Many of us think the local bank or national chain of banks is the only place to go for a loan. However, there are lots of options online that are not only trustworthy, but they might also be more convenient for you, too. You won’t have to spend a day driving from bank to bank, listening to prepared pitches, and answering the same questions. Instead, you can visit an online loan marketplace once, compare your options, and choose the one that’s right for you.

2. About That Mountain of Cash

While you may not need to be able to pay the entire purchase price in cash, the more you have saved up for a down payment and stored in your cash reserves, the better your financing options will be. Lenders find borrowers who manage to put down 25 percent less risky and may offer lower interest rates. Plus, some lenders may want to see that you have cash on hand to cover several months of expenses, from paying your personal bills to costs related to the rental, such as a property management company.

3. Unconventional Options

If you cannot get a loan from a bank or traditional lender, you’re not sunk yet. Seller financing is one option to pursue, as long as you have an attractive plan to show the seller. If you go this route, you’ll take ownership of the building and make monthly payments to the previous owner. Should you fail to make your payments, they get the building back.

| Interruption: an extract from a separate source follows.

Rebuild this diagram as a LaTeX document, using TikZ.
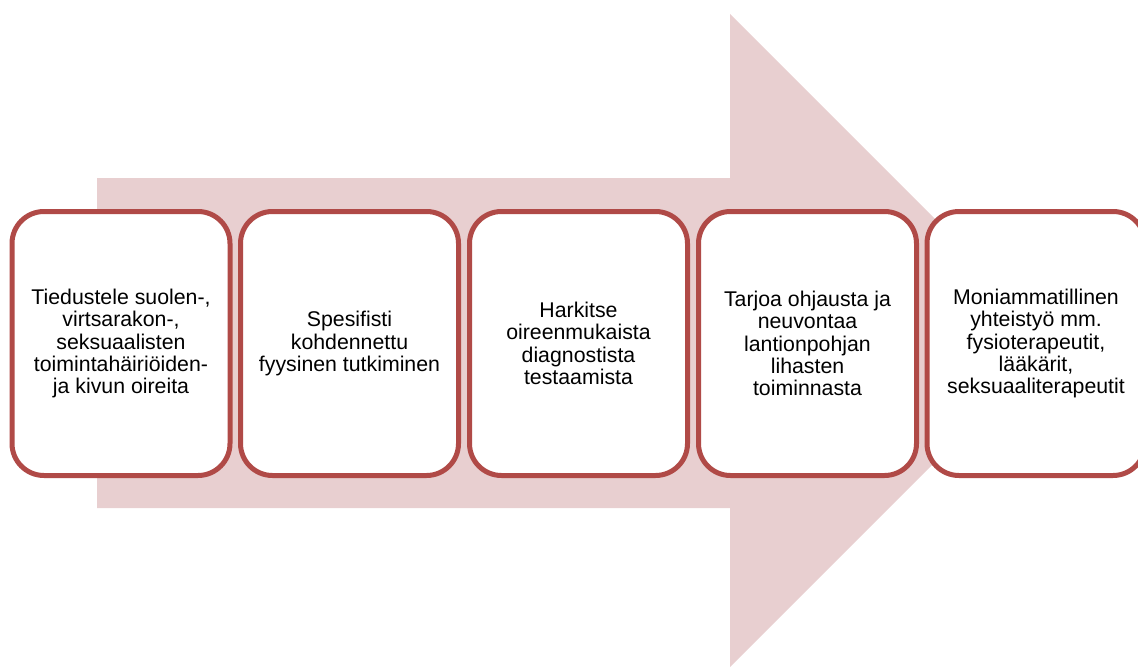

Another option is to pursue investors. While you may prefer to work alone, securing your first property is likely to be the most difficult. Once you’ve proven yourself as an investor, you may have an easier time with subsequent loans. For that reason, working with one or more investors on your first property may be easier as you can put all pool your resources together to purchase the property, and the risk is spread out among the group as well.

Financing First

It may be tempting to shop around for a property before you’ve done your financing homework, but it’s best to face the numbers first. That way, you won’t have your heart set on a specific building and run the risk of having your emotions get in the way of making a sound business decision. There are also a lot of details to consider when securing your financing, and you don’t want to be rushed to make a deal before you’ve had the time to understand the terms and how those terms will impact your bottom line. When you start by exploring your financing options and have an idea of what’s available to you, you’ll be better prepared to make a smart choice when buying your first rental property.